The Secret World of Arrietty | Film review
Hayao Miyazaki and Mary Norton make an appealing combination.

The Secret World of Arrietty
The Secret World of Arrietty is a simpler and more accessible creation than most of what we’ve seen stateside from Japan’s Studio Ghibli. Based on Mary Norton’s celebrated children’s novel The Borrowers, it’s credited with “planning and scripting” by animator Hayao Miyazaki and has been directed by one of Miyazaki’s longtime collaborators. If it lacks the freedom and surreality one finds in such Miyazaki films as Spirited Away and Howl’s Moving Castle, it goes down more smoothly as storytelling, with a straightforward adventure plot that gives it near-universal appeal.

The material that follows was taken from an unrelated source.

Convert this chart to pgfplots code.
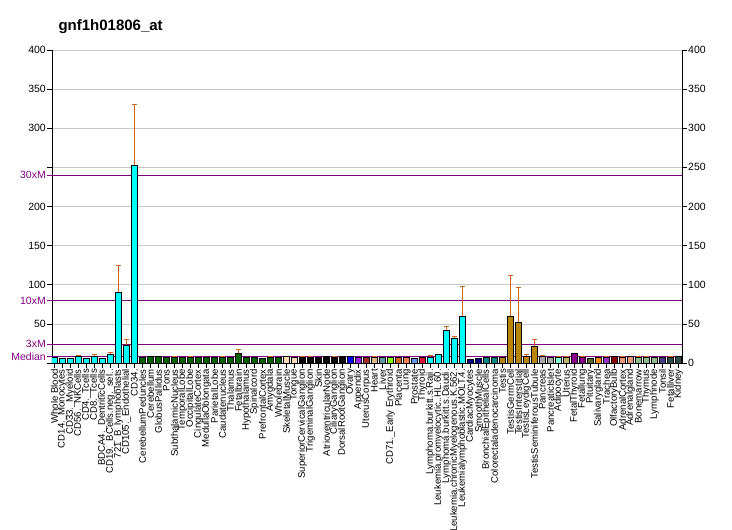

The material is ideally suited for animation. A “borrower,” or tiny human, Arrietty (Bridgit Mendler) lives below the floorboards of a country house with her mother (Amy Poehler) and father (Will Arnett). She’s experiencing the first pangs of teenage rebellion, and the arrival of a sickly human boy (David Henrie) only stokes her sense of curiosity and adventure. Her mischief making keeps the suspense level high, but the film’s pleasures also derive from its sights: Arrietty and her father climbing treacherous loose nails on a sugar-hunting mission, the young girl hastily jimmying open a window that has a bolt as big as she is. A hit in Japan, the movie gives the slight sense of being a calculated crossover, but this is the sort of poignant charmer Disney has forgotten how to make.